Rows from a dataset of charts and code
◆ ◆ ◆ ◆
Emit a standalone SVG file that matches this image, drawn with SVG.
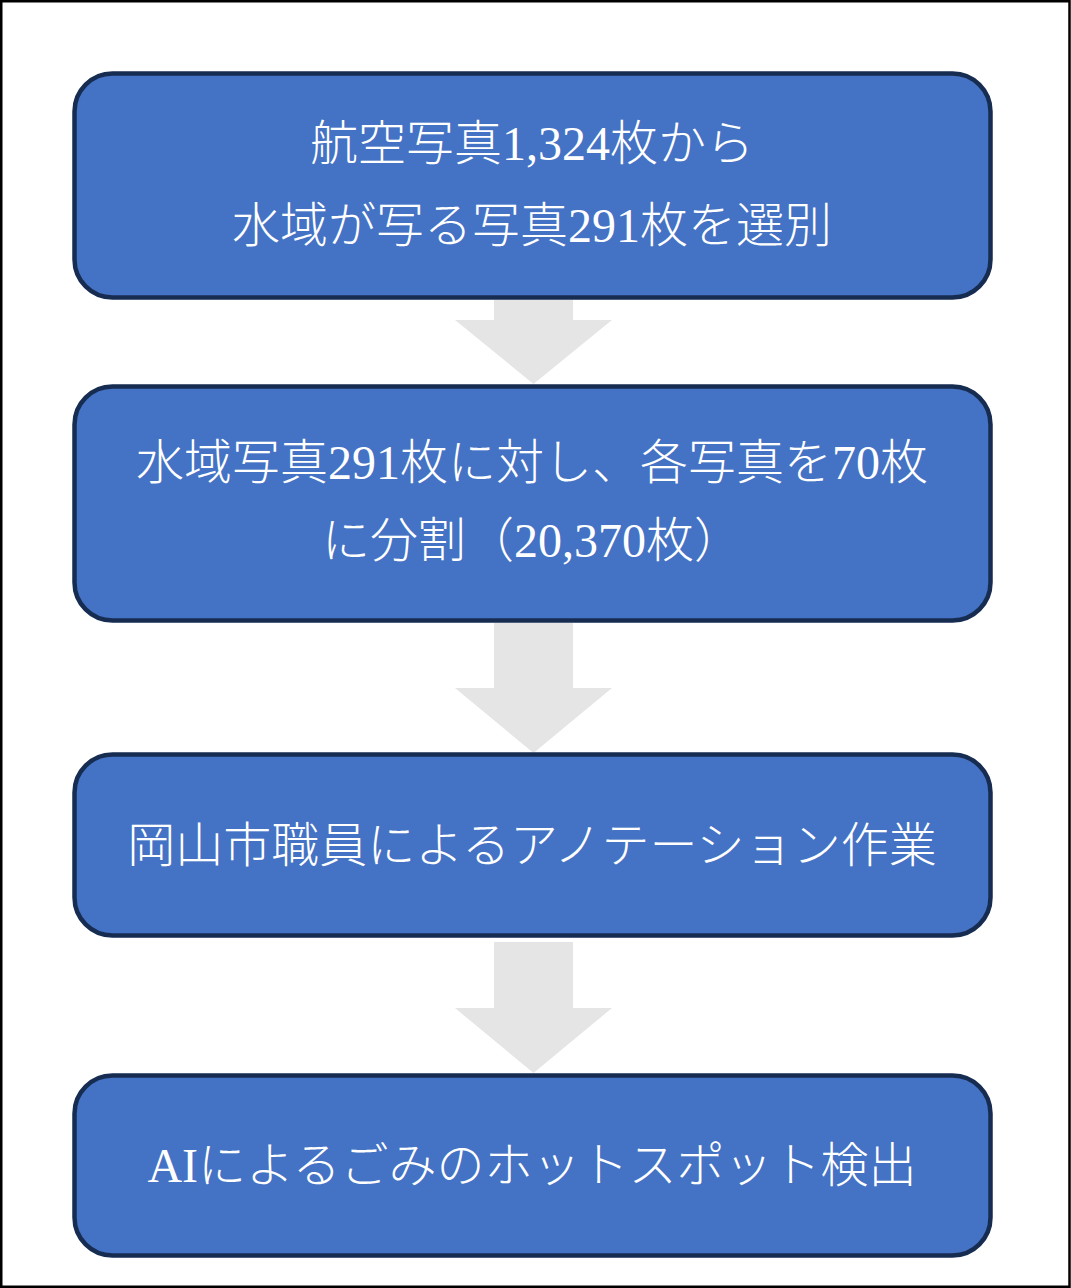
<svg xmlns="http://www.w3.org/2000/svg" width="1071" height="1288" viewBox="0 0 1071 1288">
  <style>
    .box { fill: #4472C4; stroke: #172C51; stroke-width: 4.5; }
    .arrow { fill: #E5E5E5; stroke: none; }
    .label { fill: #FFFFFF; font-family: "Liberation Serif", "Noto Sans CJK JP", serif; font-size: 48px; font-weight: 300; text-anchor: middle; }
  </style>
  <rect x="1.25" y="1.25" width="1068.25" height="1285.5" fill="#FFFFFF" stroke="#000000" stroke-width="2.5"/>
  <g id="connectors">
    <polygon class="arrow" points="494,300 573,300 573,320 612,320 533.5,384 455,320 494,320"/>
    <polygon class="arrow" points="494,623 573,623 573,688 612,688 533.5,753 455,688 494,688"/>
    <polygon class="arrow" points="494,942 573,942 573,1008 612,1008 533.5,1073 455,1008 494,1008"/>
  </g>
  <g id="node1">
    <rect class="box" x="74.5" y="73.5" width="916" height="224" rx="38" ry="38"/>
    <text class="label" x="532" y="160">航空写真1,324枚から</text>
    <text class="label" x="532" y="242">水域が写る写真291枚を選別</text>
  </g>
  <g id="node2">
    <rect class="box" x="74.5" y="386.5" width="916" height="234" rx="38" ry="38"/>
    <text class="label" x="532" y="479">水域写真291枚に対し、各写真を70枚</text>
    <text class="label" x="532" y="557">に分割（20,370枚）</text>
  </g>
  <g id="node3">
    <rect class="box" x="74.5" y="754.5" width="916" height="181" rx="38" ry="38"/>
    <text class="label" x="532" y="862">岡山市職員によるアノテーション作業</text>
  </g>
  <g id="node4">
    <rect class="box" x="74.5" y="1075.5" width="916" height="180" rx="38" ry="38"/>
    <text class="label" x="532" y="1182">AIによるごみのホットスポット検出</text>
  </g>
</svg>
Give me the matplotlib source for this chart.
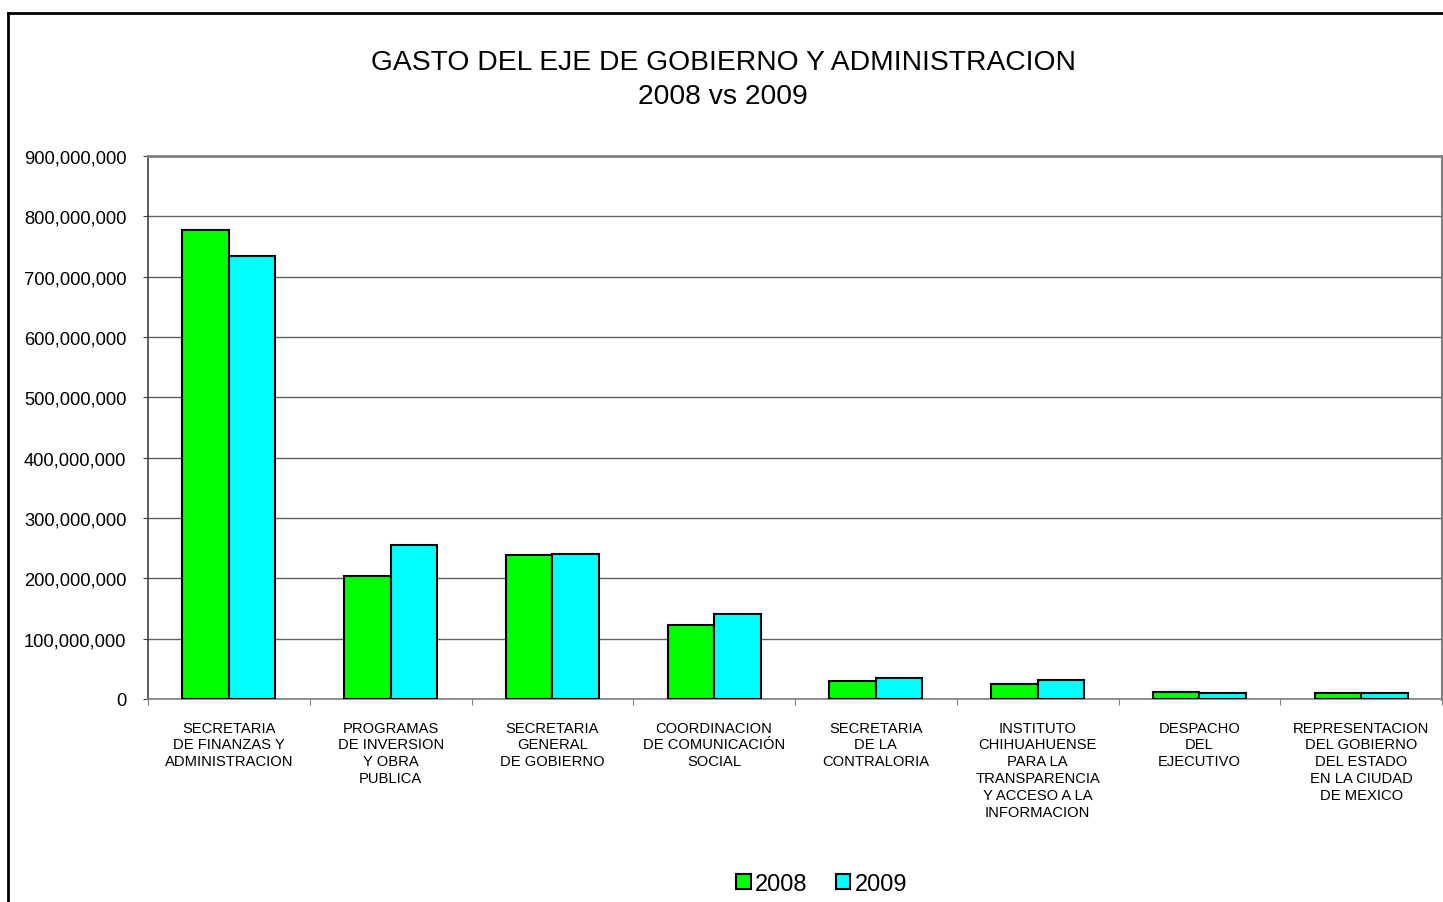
import matplotlib
matplotlib.use("Agg")
import matplotlib.pyplot as plt
from matplotlib.patches import Patch
from matplotlib.lines import Line2D
from matplotlib.ticker import FuncFormatter
import numpy as np

plt.rcParams['font.family'] = ['Liberation Sans', 'DejaVu Sans']

categories = [
    "SECRETARIA\nDE FINANZAS Y\nADMINISTRACION",
    "PROGRAMAS\nDE INVERSION\nY OBRA\nPUBLICA",
    "SECRETARIA\nGENERAL\nDE GOBIERNO",
    "COORDINACION\nDE COMUNICACIÓN\nSOCIAL",
    "SECRETARIA\nDE LA\nCONTRALORIA",
    "INSTITUTO\nCHIHUAHUENSE\nPARA LA\nTRANSPARENCIA\nY ACCESO A LA\nINFORMACION",
    "DESPACHO\nDEL\nEJECUTIVO",
    "REPRESENTACION\nDEL GOBIERNO\nDEL ESTADO\nEN LA CIUDAD\nDE MEXICO",
]
values_2008 = [777e6, 204e6, 238e6, 123e6, 30e6, 25e6, 12e6, 10.5e6]
values_2009 = [734e6, 255e6, 240e6, 141e6, 35e6, 32e6, 10.5e6, 9.4e6]
series_names = ["2008", "2009"]
series_colors = ["#00FF00", "#00FFFF"]
yticks = list(range(0, 900_000_001, 100_000_000))

W, H = 1443, 903
fig = plt.figure(figsize=(W / 100, H / 100), dpi=100)
ax = fig.add_axes([148 / W, 1 - 700 / H, (1442 - 148) / W, (700 - 157) / H])

x = np.arange(len(categories))
bw = 0.2875
ax.bar(x - bw / 2, values_2008, width=bw, color=series_colors[0],
       edgecolor="black", linewidth=1.5, zorder=3)
ax.bar(x + bw / 2, values_2009, width=bw, color=series_colors[1],
       edgecolor="black", linewidth=1.5, zorder=3)

ax.set_xlim(-0.5, len(categories) - 0.5)
ax.set_ylim(0, 900_000_000)
ax.set_yticks(yticks)
ax.yaxis.set_major_formatter(FuncFormatter(lambda v, p: f"{int(v):,}"))
ax.grid(axis="y", color="#606060", linewidth=1, zorder=0)
ax.set_axisbelow(True)

# category boundaries as major ticks, labels as minor ticks at centers
ax.set_xticks(np.arange(-0.5, len(categories) - 0.5 + 0.01, 1.0))
ax.set_xticklabels([])
ax.set_xticks(x, minor=True)
ax.set_xticklabels(categories, minor=True, fontsize=10.6, linespacing=1.27, va="top")
ax.tick_params(axis="x", which="major", length=4, direction="out", color="#808080")
ax.tick_params(axis="x", which="minor", length=0, pad=15.5)
ax.tick_params(axis="y", length=3.5, direction="out", labelsize=13.2, pad=12, color="#404040")

ax.spines["left"].set_color("#404040")
ax.spines["left"].set_linewidth(1.2)
ax.spines["bottom"].set_color("#808080")
ax.spines["bottom"].set_linewidth(1.2)
ax.spines["top"].set_color("#808080")
ax.spines["top"].set_linewidth(2)
ax.spines["right"].set_color("#808080")
ax.spines["right"].set_linewidth(2.2)

fig.text(723 / W, 1 - 80 / H, "GASTO DEL EJE DE GOBIERNO Y ADMINISTRACION\n2008 vs 2009",
         ha="center", va="center", fontsize=20.3, linespacing=1.38)

handles = [Patch(facecolor=c, edgecolor="black", linewidth=1.5) for c in series_colors]
fig.legend(handles, series_names, loc="center", bbox_to_anchor=(822 / W, 1 - 885 / H),
           ncol=2, frameon=False, fontsize=17, handlelength=0.6, handleheight=0.6,
           handletextpad=0.2, columnspacing=1.2, borderpad=0)

# outer chart-area frame
fig.add_artist(Line2D([8 / W, 8 / W], [0, 1 - 14 / H], transform=fig.transFigure,
                      color="black", linewidth=2))
fig.add_artist(Line2D([8 / W, 1], [1 - 14 / H, 1 - 14 / H], transform=fig.transFigure,
                      color="black", linewidth=2))

fig.savefig("out.png", dpi=100, facecolor="white")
◆ ◆ ◆ ◆
• Short problem:
Give again, exactly as written above, every line from the one holding "Give me the matplotlib source for this chart." to the one holding "ax = fig.add_axes([148", with both ends kept and the pictures left out.

• Final result:
Give me the matplotlib source for this chart.
import matplotlib
matplotlib.use("Agg")
import matplotlib.pyplot as plt
from matplotlib.patches import Patch
from matplotlib.lines import Line2D
from matplotlib.ticker import FuncFormatter
import numpy as np

plt.rcParams['font.family'] = ['Liberation Sans', 'DejaVu Sans']

categories = [
    "SECRETARIA\nDE FINANZAS Y\nADMINISTRACION",
    "PROGRAMAS\nDE INVERSION\nY OBRA\nPUBLICA",
    "SECRETARIA\nGENERAL\nDE GOBIERNO",
    "COORDINACION\nDE COMUNICACIÓN\nSOCIAL",
    "SECRETARIA\nDE LA\nCONTRALORIA",
    "INSTITUTO\nCHIHUAHUENSE\nPARA LA\nTRANSPARENCIA\nY ACCESO A LA\nINFORMACION",
    "DESPACHO\nDEL\nEJECUTIVO",
    "REPRESENTACION\nDEL GOBIERNO\nDEL ESTADO\nEN LA CIUDAD\nDE MEXICO",
]
values_2008 = [777e6, 204e6, 238e6, 123e6, 30e6, 25e6, 12e6, 10.5e6]
values_2009 = [734e6, 255e6, 240e6, 141e6, 35e6, 32e6, 10.5e6, 9.4e6]
series_names = ["2008", "2009"]
series_colors = ["#00FF00", "#00FFFF"]
yticks = list(range(0, 900_000_001, 100_000_000))

W, H = 1443, 903
fig = plt.figure(figsize=(W / 100, H / 100), dpi=100)
ax = fig.add_axes([148 / W, 1 - 700 / H, (1442 - 148) / W, (700 - 157) / H])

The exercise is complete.